The Obama administration on Monday unveiled a space policy that renounces the unilateral stance of the Bush administration and instead emphasizes international cooperation, including the possibility of an arms control treaty that would limit the development of space weapons.

In recent years, both China and the United States have destroyed satellites in orbit, raising fears about the start of a costly arms race that might ultimately hurt the United States because it dominates the military use of space. China smashed a satellite in January 2007, and the United States did so in February 2008.

The new space policy explicitly says that Washington will “consider proposals and concepts for arms control measures if they are equitable, effectively verifiable and enhance the national security of the United States and its allies.”

The Bush administration, in the space policy it released in August 2006, said it “rejects any limitations on the fundamental right of the United States to operate in and acquire data from space,” a phrase that was interpreted as giving a green light to the development and use of antisatellite weapons.

The policy also stated that Washington would “oppose the development of new legal regimes or other restrictions that seek to prohibit or limit U.S. access or use of space,” a phrase that effectively ruled out arms control.

In secret, the Bush administration engaged in research that critics said could produce a powerful ground-based laser, among other potential weapons meant to shatter enemy satellites in orbit.

By contrast, the Obama policy underlines the need for international cooperation. “It is the shared interest of all nations to act responsibly in space to help prevent mishaps, misperceptions and mistrust,” the new policy says in its opening lines. “Space operations should be conducted in ways that emphasize openness and transparency.”

Peter Marquez, director of space policy at the White House National Security Council, told reporters on Monday that the policy was reverting to a less confrontational approach that the United States had championed in the past.

“The arms control language is bipartisan language that appeared in the Reagan policy and George H. W. Bush’s policy and the Clinton policy,” Mr. Marquez said in a White House briefing. “So we’re bringing it back to a bipartisan agreed-upon position.”

Jeff Abramson, a senior analyst at the Arms Control Association, a private group in Washington, said the new policy “sets the stage for progress in space arms control — without getting into specifics.”

For many years, diplomats from around the globe have gathered in Geneva to hammer out a treaty on the “prevention of an arms race in outer space,” which would ban space weapons. Arms control supporters say that China and Russia have backed the process, and that the United States during the Bush administration dragged its feet.

In 2006, John Mohanco, a State Department official, told the diplomats in Geneva that as long as attacks on satellites remained a threat, “our government will continue to consider the possible role that space-related weapons may play in protecting our assets.”

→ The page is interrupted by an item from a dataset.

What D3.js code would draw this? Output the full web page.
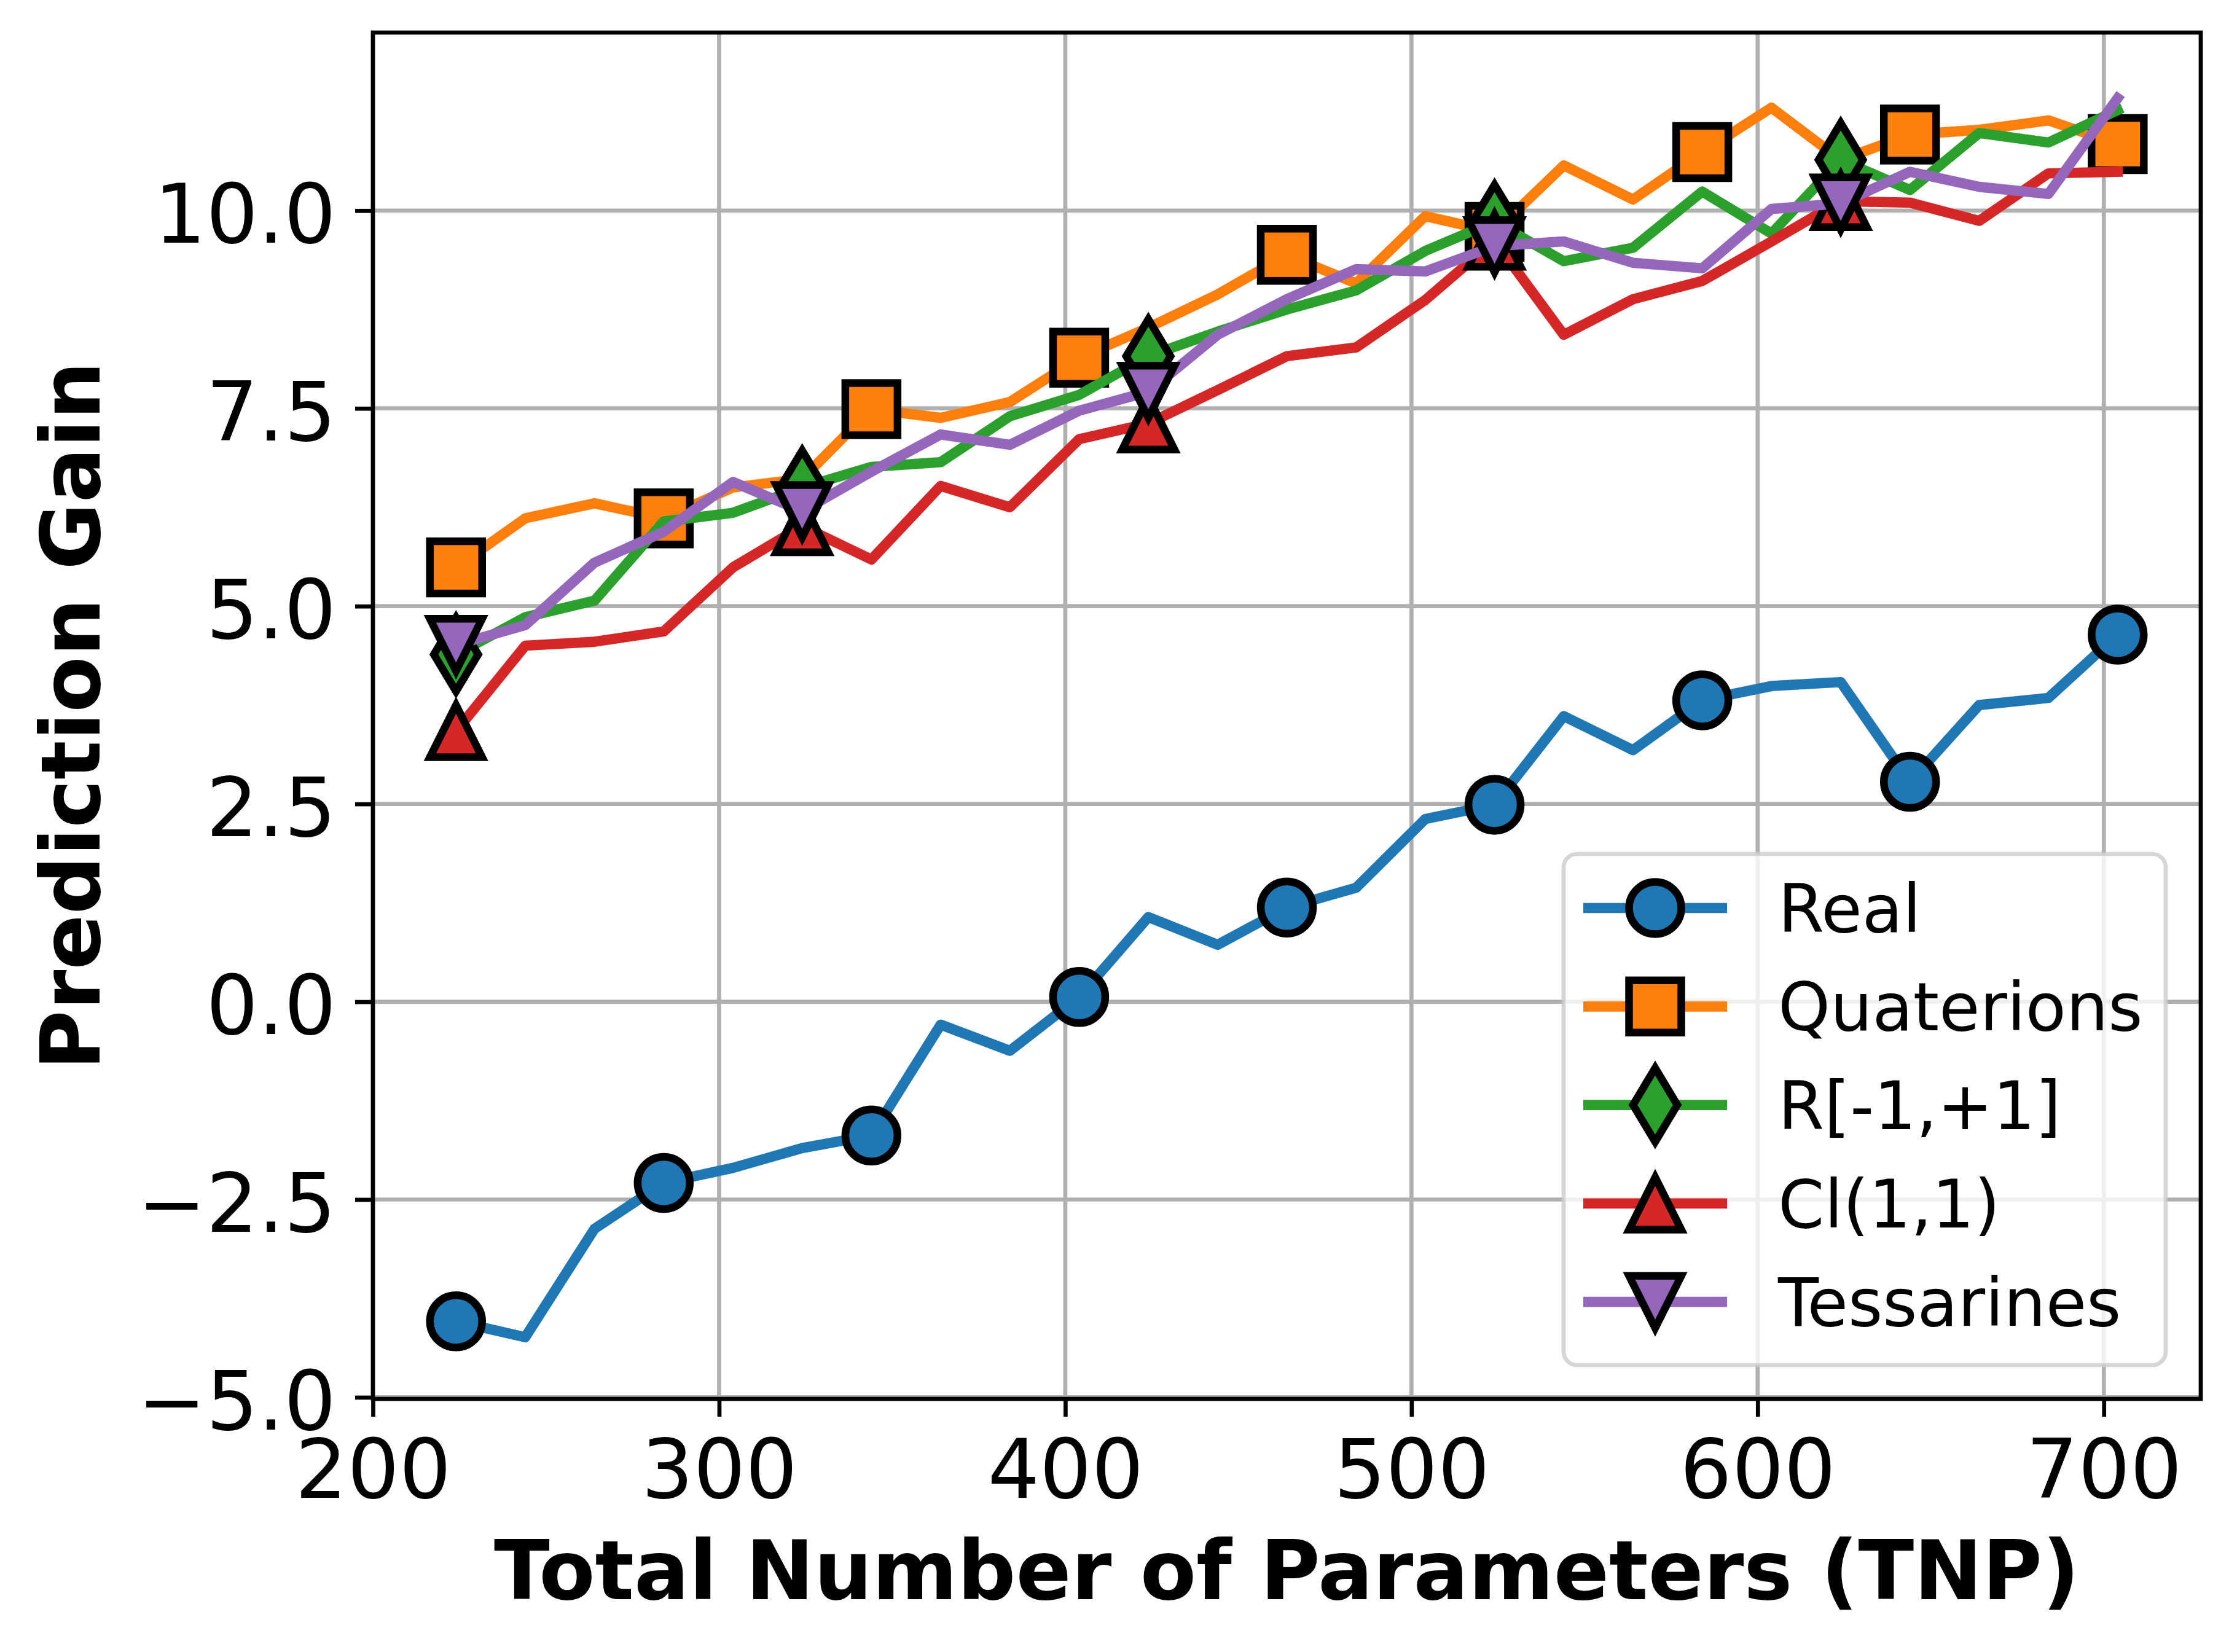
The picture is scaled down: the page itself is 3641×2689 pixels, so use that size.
<!DOCTYPE html>
<html>
<head>
<meta charset="utf-8">
<script src="https://cdn.jsdelivr.net/npm/d3@7"></script>
<style>
  body { margin: 0; background: #fff; }
  text { font-family: "DejaVu Sans", sans-serif; fill: #000; }
</style>
</head>
<body>
<div id="chart"></div>
<script>
// data
const tnp = [224, 244, 264, 284, 304, 324, 344, 364, 384, 404, 424, 444, 464,
             484, 504, 524, 544, 564, 584, 604, 624, 644, 664, 684, 704];

const realGain = [-4.04, -4.24, -2.87, -2.29, -2.10, -1.85, -1.69, -0.29, -0.62, 0.06,
                  1.07, 0.72, 1.19, 1.44, 2.31, 2.49, 3.61, 3.18, 3.81, 3.99,
                  4.04, 2.78, 3.75, 3.84, 4.64];
const quatGain = [5.49, 6.11, 6.30, 6.11, 6.50, 6.61, 7.49, 7.38, 7.58, 8.14,
                  8.52, 8.94, 9.44, 9.08, 9.93, 9.73, 10.57, 10.14, 10.74, 11.30,
                  10.64, 10.96, 11.02, 11.14, 10.84];
const rGain    = [4.39, 4.86, 5.07, 6.07, 6.18, 6.50, 6.76, 6.82, 7.40, 7.67,
                  8.16, 8.47, 8.75, 8.99, 9.49, 9.86, 9.36, 9.53, 10.24, 9.71,
                  10.64, 10.26, 10.98, 10.86, 11.27];
const clGain   = [3.42, 4.50, 4.55, 4.68, 5.49, 6.01, 5.59, 6.52, 6.25, 7.11,
                  7.31, 7.73, 8.16, 8.27, 8.87, 9.62, 8.43, 8.88, 9.11, 9.61,
                  10.12, 10.10, 9.87, 10.47, 10.49];
const tessGain = [4.51, 4.76, 5.55, 5.94, 6.57, 6.20, 6.70, 7.17, 7.04, 7.47,
                  7.71, 8.43, 8.88, 9.26, 9.23, 9.55, 9.61, 9.34, 9.27, 10.02,
                  10.09, 10.49, 10.30, 10.21, 11.42];

const seriesNames = ["Real", "Quaterions", "R[-1,+1]", "Cl(1,1)", "Tessarines"];
const xTicks = [200, 300, 400, 500, 600, 700];
const yTicks = [-5.0, -2.5, 0.0, 2.5, 5.0, 7.5, 10.0];

// looks
const colors  = ["#1f77b4", "#ff7f0e", "#2ca02c", "#d62728", "#9467bd"];
const shapes  = ["circle", "square", "thindiamond", "triup", "tridown"];
const markStep = [3, 3, 5, 5, 5];
const values  = [realGain, quatGain, rGain, clGain, tessGain];

const W = 3641, H = 2689;
const margin = {top: 53, right: W - 3582, bottom: H - 2277, left: 607},
    width = W - margin.left - margin.right,
    height = H - margin.top - margin.bottom;

const LW = 16.7, MS = 85, MEW = 12.5, THIN = 6.7;
const FS = 133, LEG_FS = 108;

const svg = d3.select("#chart")
  .append("svg")
    .attr("width", W)
    .attr("height", H)
    .style("display", "block");
svg.append("rect").attr("width", W).attr("height", H).attr("fill", "#fff");

const g = svg.append("g")
    .attr("transform", `translate(${margin.left},${margin.top})`);

const x = d3.scaleLinear().domain([200, 728]).range([0, width]);
const y = d3.scaleLinear().domain([-5.02, 12.25]).range([height, 0]);

// grid
g.append("g").selectAll("line").data(xTicks).join("line")
  .attr("x1", d => x(d)).attr("x2", d => x(d))
  .attr("y1", 0).attr("y2", height)
  .attr("stroke", "#b0b0b0").attr("stroke-width", THIN);
g.append("g").selectAll("line").data(yTicks).join("line")
  .attr("y1", d => y(d)).attr("y2", d => y(d))
  .attr("x1", 0).attr("x2", width)
  .attr("stroke", "#b0b0b0").attr("stroke-width", THIN);

// marker shapes, matplotlib-like
function markerPath(shape, s) {
  const h = s / 2;
  switch (shape) {
    case "circle": return d3.arc()({innerRadius: 0, outerRadius: h, startAngle: 0, endAngle: 2 * Math.PI});
    case "square": return `M${-h},${-h}H${h}V${h}H${-h}Z`;
    case "thindiamond": {
      const a = 0.7071 * s, b = 0.6 * a;
      return `M0,${-a}L${b},0L0,${a}L${-b},0Z`;
    }
    case "triup": return `M0,${-h}L${h},${h}L${-h},${h}Z`;
    case "tridown": return `M0,${h}L${h},${-h}L${-h},${-h}Z`;
  }
}

const line = d3.line().x(d => x(d.t)).y(d => y(d.v));

values.forEach((vals, i) => {
  const pts = tnp.map((t, j) => ({t: t, v: vals[j], j: j}));
  const sg = g.append("g").attr("class", "series");
  sg.append("path")
    .datum(pts)
    .attr("fill", "none")
    .attr("stroke", colors[i])
    .attr("stroke-width", LW)
    .attr("stroke-linejoin", "round")
    .attr("stroke-linecap", "square")
    .attr("d", line);
  sg.selectAll("path.mk")
    .data(pts.filter(d => d.j % markStep[i] === 0))
    .join("path")
      .attr("class", "mk")
      .attr("transform", d => `translate(${x(d.t)},${y(d.v)})`)
      .attr("d", markerPath(shapes[i], MS))
      .attr("fill", colors[i])
      .attr("stroke", "#000")
      .attr("stroke-width", MEW)
      .attr("stroke-linejoin", "miter");
});

// axes
const xAxis = g.append("g")
  .attr("transform", `translate(0,${height})`)
  .call(d3.axisBottom(x).tickValues(xTicks).tickSizeInner(29).tickSizeOuter(0).tickPadding(38));
const yAxis = g.append("g")
  .call(d3.axisLeft(y).tickValues(yTicks).tickSizeInner(29).tickSizeOuter(0).tickPadding(31)
    .tickFormat(d => d.toFixed(1).replace("-", "\u2212")));
[xAxis, yAxis].forEach(a => {
  a.select(".domain").remove();
  a.selectAll(".tick line").attr("stroke", "#000").attr("stroke-width", THIN);
  a.selectAll(".tick text")
    .attr("font-size", FS)
    .attr("font-family", "DejaVu Sans");
});
yAxis.selectAll(".tick text").attr("dy", "0.39em");

// spines
g.append("rect")
  .attr("width", width).attr("height", height)
  .attr("fill", "none").attr("stroke", "#000").attr("stroke-width", THIN);

// axis labels
svg.append("text")
  .attr("x", margin.left + width / 2)
  .attr("y", 2603)
  .attr("text-anchor", "middle")
  .attr("font-size", FS)
  .attr("font-weight", "bold")
  .text("Total Number of Parameters (TNP)");

svg.append("text")
  .attr("transform", `translate(162,${margin.top + height / 2}) rotate(-90)`)
  .attr("text-anchor", "middle")
  .attr("font-size", FS)
  .attr("font-weight", "bold")
  .text("Prediction Gain");

// legend
const leg = svg.append("g");
leg.append("rect")
  .attr("x", 2545).attr("y", 1390)
  .attr("width", 980).attr("height", 832)
  .attr("rx", 22).attr("ry", 22)
  .attr("fill", "#fff").attr("fill-opacity", 0.8)
  .attr("stroke", "#cccccc").attr("stroke-opacity", 0.8)
  .attr("stroke-width", THIN);

const rowY = i => 1478 + i * 160.3;
seriesNames.forEach((name, i) => {
  leg.append("line")
    .attr("x1", 2577).attr("x2", 2811)
    .attr("y1", rowY(i)).attr("y2", rowY(i))
    .attr("stroke", colors[i]).attr("stroke-width", LW);
  leg.append("path")
    .attr("transform", `translate(2694,${rowY(i)})`)
    .attr("d", markerPath(shapes[i], MS))
    .attr("fill", colors[i])
    .attr("stroke", "#000")
    .attr("stroke-width", MEW)
    .attr("stroke-linejoin", "miter");
  leg.append("text")
    .attr("x", 2894)
    .attr("y", rowY(i) + 39)
    .attr("font-size", LEG_FS)
    .text(name);
});
</script>
</body>
</html>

Now, the Obama administration has stopped the saber-rattling and started what might end in a new kind of peaceful accord — though with plenty of caveats and vague conditions.

Although the new policy calls on the United States to “lead in the enhancement of security, stability and responsible behavior in space,” it also says that any resulting arms treaties would have to be equitable, verifiable and enhance the security interests of the United States and its allies.

“Those are the gates,” Mr. Marquez told reporters, “that the arms control proposals must come through before we consider them.”

The White House said the State Department would make more details public in coming weeks.

President Obama said in a statement that the new policy was “designed to strengthen America’s leadership in space while fostering untold rewards here on Earth.”

On the civilian use of space, the policy, which is 14 pages long, puts renewed emphasis on the commercial space industry, reflecting the administration’s desire to get the National Aeronautics and Space Administration out of the business of launching astronauts.

Listed first among the administration’s space goals is to “energize domestic industries.” That contrasts with the top goal of the 2006 Bush administration policy, to “strengthen the nation’s space leadership,” and that of the 1996 Clinton administration policy, to “enhance the knowledge of the Earth, the solar system and the universe.”

The Bush policy asserted that the government would buy commercial services “to the maximum practical extent” and refrain from federal activities that would discourage or compete with commercial options.

The Obama policy retains those provisions and, in addition, calls on federal agencies to “actively explore the use of inventive, nontraditional arrangements” like creating public-private partnerships, flying government instruments on commercial spacecraft or buying data from commercial satellite operators.

The commercial space section of the Obama policy also includes provisions for promoting American commercial space industry in foreign markets.

In contrast, the Bush administration highlighted national security concerns, like preventing unfriendly countries from obtaining advanced technologies.

Critics of that approach said the same technologies could often be bought from other countries, adding that the limitations hurt American aerospace companies without improving the nation’s security.